2.Semua perusahaan yang modal seluruhnya dimiliki
oleh negara dari kekayaan negara yang dipisahkan dan yang tidak dibagi atas
saham-saham yang didirikan dan diatur berdasarkan ketentuan Undang-undang nomor
19 Prp.tahun1960 dan telah diganti dengan PP Nomor 13 Tahun 1998, perusahaan
ini dinamakan Perusahaan Umum disingkat ”Perum”.
3.Semua perusahan yang berbentuk perseroan terbatas
yang diatur menurut kitab Undang-undang Hukum Dagang (KUHD) dengan Stbl.1847
Nomor 23 telah diganti melalui UU Nomor
1 tahun 1995 tentan g Perseroan Terbatas (PT), baik yang saham-sahamnya untuk
seluruhnya maupun untuk sebagian dimiliki oleh negara dari kekayaan negara yang
dipisahkan, perusahaan ini dinamakan
perusahaan persero atau disingkat dengan nama Persero”.
Dalam
ketentuan pasal 2 ayat (2) PP Nomor 3 Tahun 1983 tentang Tata Cara Pembinaan
dan Pengawasan BUMN disebutkan pula maksud dan tujuan pendirian badan usaha
pemerintah sebagai berikut :
a.

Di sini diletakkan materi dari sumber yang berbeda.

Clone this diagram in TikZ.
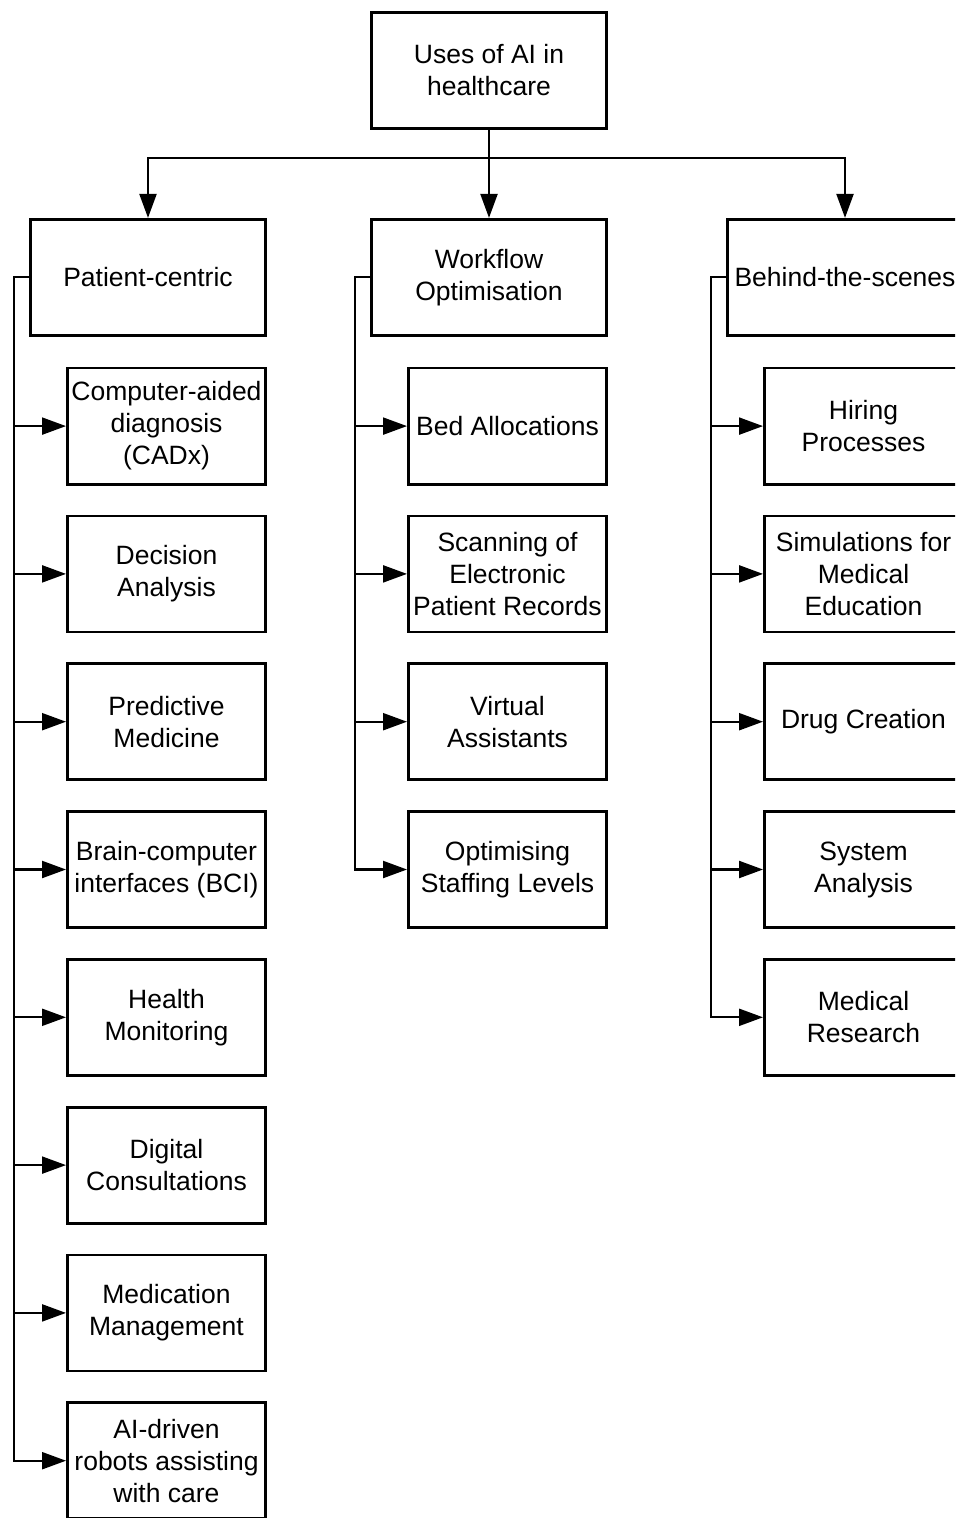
\documentclass[tikz,border=0pt]{standalone}
\usepackage{fontspec}
\setmainfont{Liberation Sans}
\usetikzlibrary{arrows.meta, positioning}
\tikzstyle{block} = [rectangle, draw, line width=1.4pt, minimum height=58pt, minimum width=117.6pt, inner sep=1pt, align=center, font=\fontsize{13.25}{16}\selectfont]
\tikzstyle{subblock} = [block, minimum width=99.1pt]
\tikzstyle{arrow} = [-{Triangle[length=12pt, width=8.5pt]}, line width=1.1pt]

\begin{document}
\begin{tikzpicture}[x=0.5pt, y=-0.5pt, node distance=14.5pt]
\useasboundingbox (0,0) rectangle (955,1518);
\clip (0,0) rectangle (955,1518);

\node[block] (root) at (489,70.5) {Uses of AI in\\healthcare};
\node[block, below=44pt of root] (workflow) {Workflow\\Optimisation};
\node[block, left=51.5pt of workflow] (patient) {Patient-centric};
\node[block, right=59pt of workflow] (behind) {Behind-the-scenes};

% patient-centric
\node[subblock, below=15pt of patient.south east, anchor=north east] (cadx) {Computer-aided\\diagnosis\\(CADx)};
\node[subblock, below=of cadx] (decision) {Decision\\Analysis};
\node[subblock, below=of decision] (predictive) {Predictive\\Medicine};
\node[subblock, below=of predictive] (bci) {Brain-computer\\interfaces (BCI)};
\node[subblock, below=of bci] (monitoring) {Health\\Monitoring};
\node[subblock, below=of monitoring] (consult) {Digital\\Consultations};
\node[subblock, below=of consult] (medication) {Medication\\Management};
\node[subblock, below=of medication] (robots) {AI-driven\\robots assisting\\with care};

% workflow
\node[subblock, below=15pt of workflow.south east, anchor=north east] (beds) {Bed Allocations};
\node[subblock, below=of beds] (records) {Scanning of\\Electronic\\Patient Records};
\node[subblock, below=of records] (assistants) {Virtual\\Assistants};
\node[subblock, below=of assistants] (staffing) {Optimising\\Staffing Levels};

% behind the scenes
\node[subblock, below=15pt of behind.south east, anchor=north east] (hiring) {Hiring\\Processes};
\node[subblock, below=of hiring] (simulations) {Simulations for\\Medical\\Education};
\node[subblock, below=of simulations] (drugs) {Drug Creation};
\node[subblock, below=of drugs] (system) {System\\Analysis};
\node[subblock, below=of system] (research) {Medical\\Research};

\draw[arrow] (root.south) -- ++(0,28) -| (patient.north);
\draw[arrow] (root.south) -- (workflow.north);
\draw[arrow] (root.south) -- ++(0,28) -| (behind.north);

\draw[arrow] (patient.west) -- ++(-15,0) |- (cadx.west);
\draw[arrow] (patient.west) -- ++(-15,0) |- (decision.west);
\draw[arrow] (patient.west) -- ++(-15,0) |- (predictive.west);
\draw[arrow] (patient.west) -- ++(-15,0) |- (bci.west);
\draw[arrow] (patient.west) -- ++(-15,0) |- (monitoring.west);
\draw[arrow] (patient.west) -- ++(-15,0) |- (consult.west);
\draw[arrow] (patient.west) -- ++(-15,0) |- (medication.west);
\draw[arrow] (patient.west) -- ++(-15,0) |- (robots.west);

\draw[arrow] (workflow.west) -- ++(-15,0) |- (beds.west);
\draw[arrow] (workflow.west) -- ++(-15,0) |- (records.west);
\draw[arrow] (workflow.west) -- ++(-15,0) |- (assistants.west);
\draw[arrow] (workflow.west) -- ++(-15,0) |- (staffing.west);

\draw[arrow] (behind.west) -- ++(-15,0) |- (hiring.west);
\draw[arrow] (behind.west) -- ++(-15,0) |- (simulations.west);
\draw[arrow] (behind.west) -- ++(-15,0) |- (drugs.west);
\draw[arrow] (behind.west) -- ++(-15,0) |- (system.west);
\draw[arrow] (behind.west) -- ++(-15,0) |- (research.west);

\end{tikzpicture}
\end{document}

Memberikan sumbangan
bagi perkembangan perekonomian negara pada umumnya dari penerimaan negara pada
khususnya.
b.
Mengadaan Pemupukan keuntungan/Pendapatan.
c.Menyelenggarakan
kemanfaatan umum berupa barang dan jasa yang bermutu dan memadai bagi pemenuhan
hajat orang banyak.
d.Menjadi kegiatan
perintis kegiatan usaha yang bersifat melengkapi kegiatan swasta dan koperasi
dengan antara lain menyediakan kebutuhan masyarakat, baik dalam bentuk barang
maupun jasa dengan memberikan pelayanan bermutu dan memadai.